On the invariants of the splitting algebra

TL;DR

This paper investigates the invariants of the splitting algebra of a monic polynomial over a commutative ring, establishing conditions for trivial invariants and providing counterexamples to a previous assertion.

Contribution

It introduces a simple criterion for when only trivial invariants exist in the splitting algebra and constructs explicit examples with nontrivial invariants, challenging prior claims.

Findings

The invariant elements under the symmetric group action are trivial if and only if a specific condition on the polynomial holds.

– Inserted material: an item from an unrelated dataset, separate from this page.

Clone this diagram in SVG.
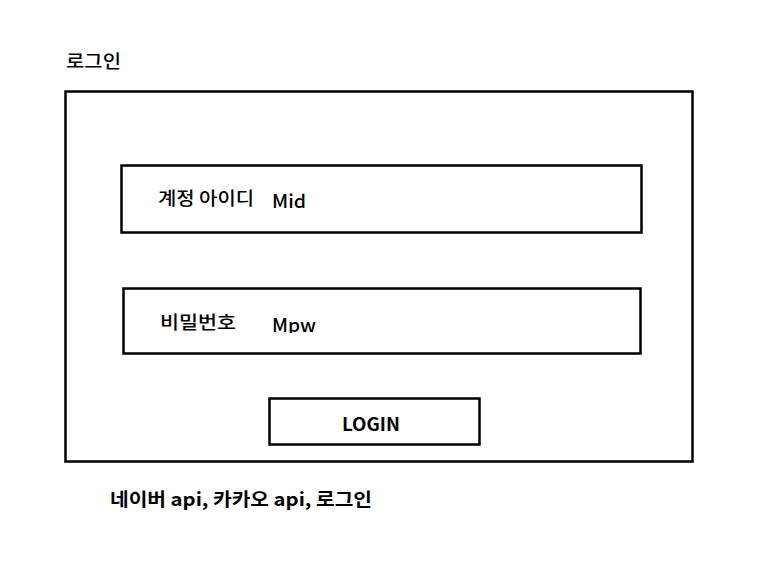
<svg xmlns="http://www.w3.org/2000/svg" width="764" height="561" viewBox="0 0 764 561">
<style>
.box{fill:#fff;stroke:#000;stroke-width:2.5}
.t{font-family:"Noto Sans CJK KR","Noto Sans",sans-serif;font-size:18px;fill:#000;font-weight:500}
.b{font-weight:bold}
</style>
<defs><clipPath id="cp"><rect x="260" y="300" width="80" height="33"/></clipPath></defs>
<rect width="764" height="561" fill="#fff"/>
<text class="t" x="66" y="68" textLength="55" lengthAdjust="spacingAndGlyphs">로그인</text>
<g id="frame"><rect class="box" x="65.5" y="91.5" width="627" height="370"/></g>
<g id="id-field"><rect class="box" x="121.5" y="165.5" width="520" height="67"/>
<text class="t" x="158" y="205" textLength="96" lengthAdjust="spacingAndGlyphs">계정 아이디</text><text class="t" x="272" y="208" textLength="34" lengthAdjust="spacingAndGlyphs">Mid</text></g>
<g id="pw-field"><rect class="box" x="123.5" y="288.5" width="517" height="65"/>
<text class="t" x="160" y="329" textLength="76" lengthAdjust="spacingAndGlyphs">비밀번호</text><text class="t" x="272" y="332" clip-path="url(#cp)" textLength="44" lengthAdjust="spacingAndGlyphs">Mpw</text></g>
<g id="login-btn"><rect class="box" x="269.5" y="398.5" width="210" height="46"/>
<text class="t b" x="342" y="431" textLength="58" lengthAdjust="spacingAndGlyphs">LOGIN</text></g>
<g id="connectors"/>
<text class="t b" x="110" y="506" textLength="262" lengthAdjust="spacingAndGlyphs">네이버 api, 카카오 api, 로그인</text>
</svg>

There exist polynomials whose splitting algebra contains nontrivial invariants, contradicting earlier assertions.

The paper clarifies the structure of invariants in splitting algebras for monic polynomials over rings.

Abstract

For a given monic polynomial $p(t)$ of degree $n$ over a commutative ring $k$, the splitting algebra is the universal $k$-algebra in which $p(t)$ has $n$ roots, or, more precisely, over which $p(t)$ factors, $p(t)=(t-\xi_1)...(t-\xi_n)$. The symmetric group $S_r$ for $1\le r\le n$ acts on the splitting algebra by permuting the first $r$ roots $\xi_1,...,\xi_r$. We give a natural, simple condition on the polynomial $p(t)$ that holds if and only if there are only trivial invariants under the actions. In particular, if the condition on $p(t)$ holds then the elements of $k$ are the only invariants under the action of $S_n$. We show that for any $n\ge 2$ there is a polynomial $p(t)$ of degree $n$ for which the splitting algebra contains a nontrivial element invariant under $S_n$. The examples violate an assertion by A. D. Barnard from 1974.